Target 8A: Develop further an open, rule-based, predictable, non-discriminatory trading and financial system

Includes a commitment to good governance, development, and poverty reduction — both nationally and internationally

Target 8B: Address the Special Needs of the Least Developed Countries (LDC)

Includes: tariff and quota free access for LDC exports; enhanced program of debt relief for HIPC and cancellation of official bilateral debt; and more generous ODA (Overseas Development Assistance) for countries committed to poverty reduction

Target 8C: Address the special needs of landlocked developing countries and small island developing States

Through the Program of Action for the Sustainable Development of Small Island Developing States and the outcome of the twenty-second special session of the General Assembly

Target 8D: Deal comprehensively with the debt problems of developing countries through national and international measures in order to make debt sustainable in the long term.

There is much among the morass of meddling that Americans would find offensive and contrary to their own notions of right, wrong, moral, and immoral. The “universal” access to birth control, the education of elementary school children on the ways to avoid contracting HIV, and the setting of gender goals for elected representatives, to illuminate but a few. All are core elements of this plan.

While others of the goals and their associated metrics are noble and would arguably improve the quality of life for many of the world's poor, the participation of the government of the United States in such a scheme is not provided for in the specifically enumerated powers set forth in the Constitution. Charity is a sanctifying principle as practiced by an individual of his own free will. That same principle, however, if forcibly imposed on a man by his government, is stripped of all such ennobling power and ironically enslaves those forced to obey.
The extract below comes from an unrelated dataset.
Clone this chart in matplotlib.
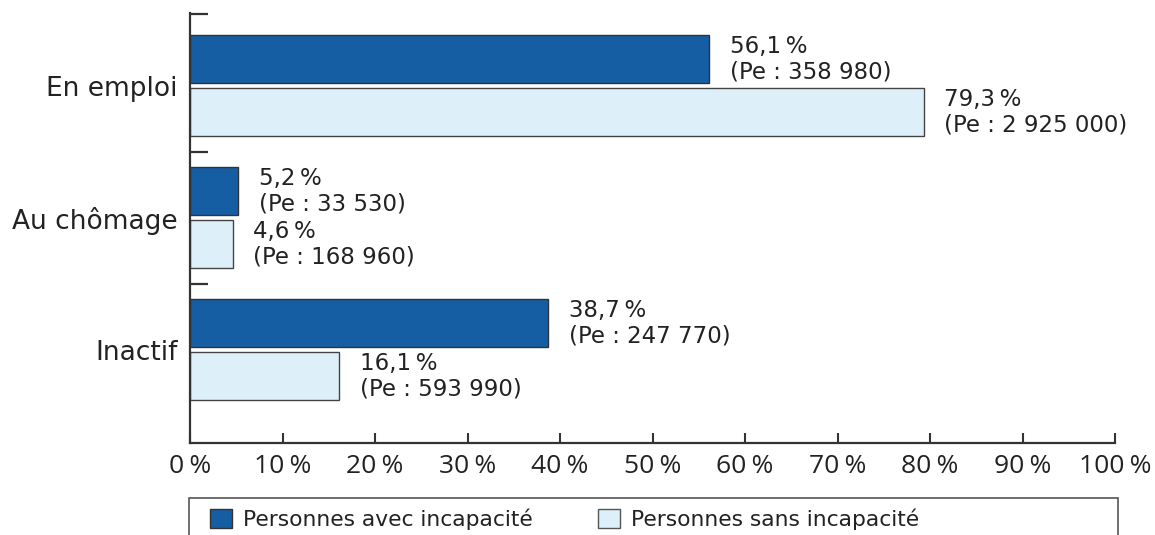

Furthermore, regardless of whether the United States accomplishes these goals, indeed, regardless of whether or not the United States actively and enthusiastically participates in the furthering of the intents of these goals, millions and millions of taxpayer dollars are being funneled into the various global currency reserves and banks that lend money to developing nations that despite the constant deposits, never seem to progress toward the "good governance" that reputedly follows from such investments.

The President, the Congress, and the people of the United States, should refuse to participate any longer in these globalist boondoggles that impoverish our own nation, enrich no one, violate our sense of right and wrong, and disdainfully ignore the impassable boundaries of power drawn by our Constitution.